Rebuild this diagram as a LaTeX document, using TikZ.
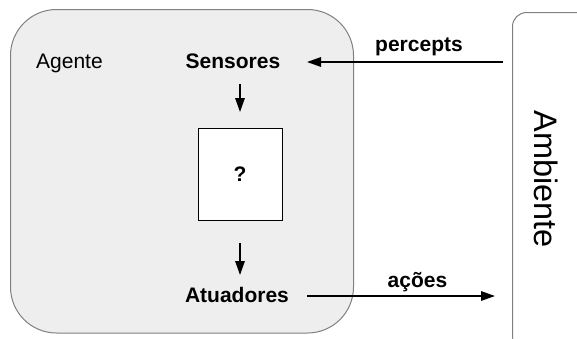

************

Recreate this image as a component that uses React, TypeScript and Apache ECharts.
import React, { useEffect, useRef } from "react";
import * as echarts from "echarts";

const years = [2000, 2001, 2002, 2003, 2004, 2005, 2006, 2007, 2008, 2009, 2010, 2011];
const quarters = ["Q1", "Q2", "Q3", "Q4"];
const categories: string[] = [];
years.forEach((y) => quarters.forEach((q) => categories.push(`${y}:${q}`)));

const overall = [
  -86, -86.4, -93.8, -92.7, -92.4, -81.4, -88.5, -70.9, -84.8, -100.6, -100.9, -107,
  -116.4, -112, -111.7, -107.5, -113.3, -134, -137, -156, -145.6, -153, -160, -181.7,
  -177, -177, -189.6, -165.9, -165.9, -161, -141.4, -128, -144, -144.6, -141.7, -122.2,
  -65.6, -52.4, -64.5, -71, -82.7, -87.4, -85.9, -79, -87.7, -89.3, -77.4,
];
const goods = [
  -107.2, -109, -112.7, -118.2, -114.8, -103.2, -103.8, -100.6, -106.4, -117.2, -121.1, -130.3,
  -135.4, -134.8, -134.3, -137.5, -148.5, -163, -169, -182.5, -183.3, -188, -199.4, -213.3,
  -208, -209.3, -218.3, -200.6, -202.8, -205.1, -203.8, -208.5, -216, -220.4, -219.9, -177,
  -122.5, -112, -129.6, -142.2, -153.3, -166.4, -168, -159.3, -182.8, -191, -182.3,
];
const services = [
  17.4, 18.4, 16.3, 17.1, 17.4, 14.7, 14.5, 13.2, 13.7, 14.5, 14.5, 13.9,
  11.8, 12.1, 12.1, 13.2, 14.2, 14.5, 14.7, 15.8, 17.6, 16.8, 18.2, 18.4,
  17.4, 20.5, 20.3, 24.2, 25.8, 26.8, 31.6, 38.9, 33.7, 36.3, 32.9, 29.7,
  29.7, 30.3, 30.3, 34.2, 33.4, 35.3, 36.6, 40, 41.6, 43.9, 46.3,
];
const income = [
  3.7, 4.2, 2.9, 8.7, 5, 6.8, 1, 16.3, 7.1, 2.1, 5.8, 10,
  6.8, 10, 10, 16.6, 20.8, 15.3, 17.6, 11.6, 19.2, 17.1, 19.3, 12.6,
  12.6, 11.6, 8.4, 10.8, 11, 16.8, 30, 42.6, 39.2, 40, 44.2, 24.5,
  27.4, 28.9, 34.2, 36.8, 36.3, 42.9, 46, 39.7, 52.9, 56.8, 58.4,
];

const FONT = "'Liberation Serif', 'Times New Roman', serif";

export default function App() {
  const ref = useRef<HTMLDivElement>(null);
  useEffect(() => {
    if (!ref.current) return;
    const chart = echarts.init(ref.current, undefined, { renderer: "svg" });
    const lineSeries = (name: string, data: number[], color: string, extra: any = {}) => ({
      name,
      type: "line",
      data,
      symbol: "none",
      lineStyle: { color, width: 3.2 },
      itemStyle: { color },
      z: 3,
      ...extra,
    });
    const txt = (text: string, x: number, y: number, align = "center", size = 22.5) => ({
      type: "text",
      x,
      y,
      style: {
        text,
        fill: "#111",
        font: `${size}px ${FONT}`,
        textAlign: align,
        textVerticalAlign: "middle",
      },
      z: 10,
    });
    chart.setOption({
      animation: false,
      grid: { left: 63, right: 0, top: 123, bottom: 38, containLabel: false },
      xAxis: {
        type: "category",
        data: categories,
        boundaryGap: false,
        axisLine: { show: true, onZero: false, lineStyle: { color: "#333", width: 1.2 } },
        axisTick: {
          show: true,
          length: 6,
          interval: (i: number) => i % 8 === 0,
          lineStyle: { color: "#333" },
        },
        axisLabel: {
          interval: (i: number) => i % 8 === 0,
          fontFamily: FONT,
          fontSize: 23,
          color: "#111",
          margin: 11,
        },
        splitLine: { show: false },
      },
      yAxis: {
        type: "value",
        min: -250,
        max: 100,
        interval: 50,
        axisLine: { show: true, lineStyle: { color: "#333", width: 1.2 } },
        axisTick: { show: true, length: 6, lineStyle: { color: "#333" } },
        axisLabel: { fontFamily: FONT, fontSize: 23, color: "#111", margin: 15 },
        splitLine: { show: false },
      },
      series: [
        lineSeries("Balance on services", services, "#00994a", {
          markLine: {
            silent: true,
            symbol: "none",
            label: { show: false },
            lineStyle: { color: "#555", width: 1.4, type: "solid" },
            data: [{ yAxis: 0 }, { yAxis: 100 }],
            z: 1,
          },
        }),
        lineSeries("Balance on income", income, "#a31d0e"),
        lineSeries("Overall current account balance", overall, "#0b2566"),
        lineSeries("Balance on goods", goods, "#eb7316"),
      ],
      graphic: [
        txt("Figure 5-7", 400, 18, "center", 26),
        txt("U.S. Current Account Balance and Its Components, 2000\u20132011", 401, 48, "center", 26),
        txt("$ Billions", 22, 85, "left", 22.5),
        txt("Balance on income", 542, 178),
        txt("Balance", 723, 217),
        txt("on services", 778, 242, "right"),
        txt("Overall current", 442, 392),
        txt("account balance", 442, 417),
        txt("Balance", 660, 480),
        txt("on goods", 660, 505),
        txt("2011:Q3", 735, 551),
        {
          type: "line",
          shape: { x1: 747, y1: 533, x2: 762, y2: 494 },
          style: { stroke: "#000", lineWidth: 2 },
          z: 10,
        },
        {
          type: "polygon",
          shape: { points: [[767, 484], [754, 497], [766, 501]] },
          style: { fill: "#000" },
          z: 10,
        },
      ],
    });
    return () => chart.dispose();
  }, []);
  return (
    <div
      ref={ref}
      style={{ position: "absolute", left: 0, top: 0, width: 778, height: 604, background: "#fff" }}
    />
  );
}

************

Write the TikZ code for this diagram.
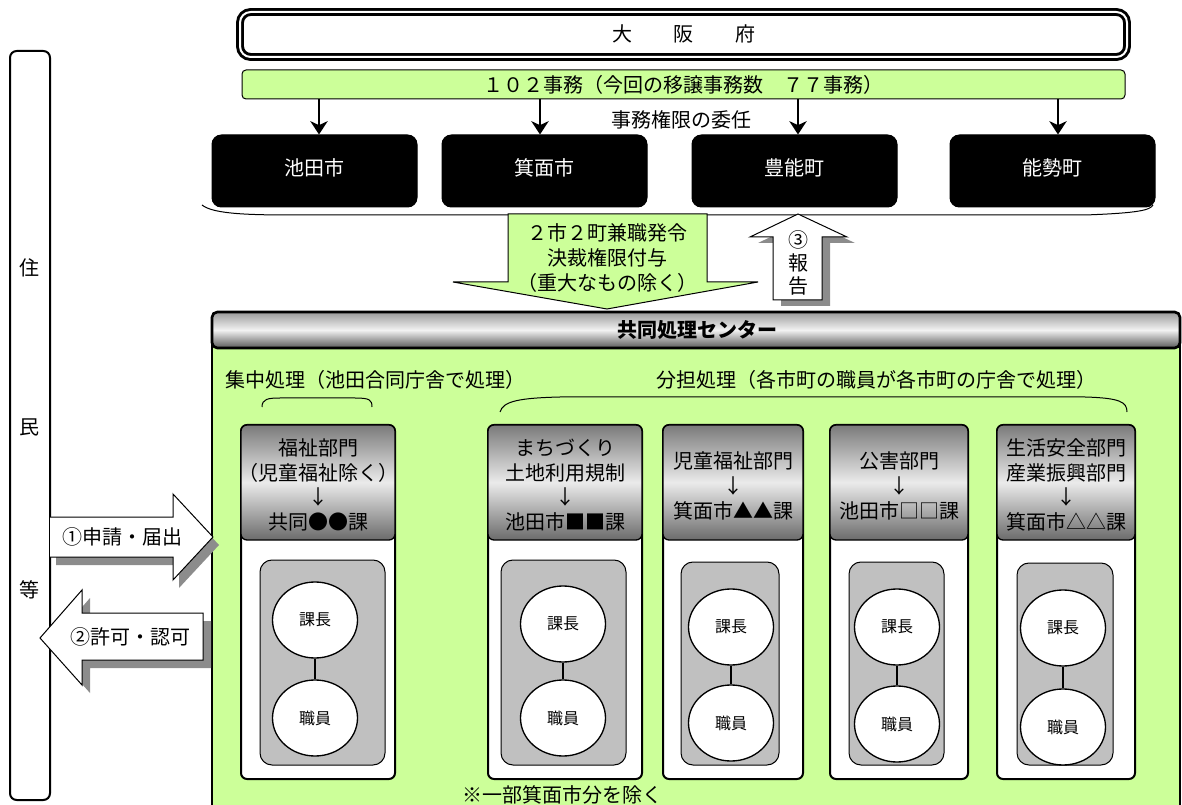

************

#### [Set exercise]
Give back exactly the lines from the line that has "Recreate this image" to the line that has "years.forEach((y) => quarters.forEach((q)", both included, and leave out all others.

#### [Solution for this exercise]
Recreate this image as a component that uses React, TypeScript and Apache ECharts.
import React, { useEffect, useRef } from "react";
import * as echarts from "echarts";

const years = [2000, 2001, 2002, 2003, 2004, 2005, 2006, 2007, 2008, 2009, 2010, 2011];
const quarters = ["Q1", "Q2", "Q3", "Q4"];
const categories: string[] = [];
years.forEach((y) => quarters.forEach((q) => categories.push(`${y}:${q}`)));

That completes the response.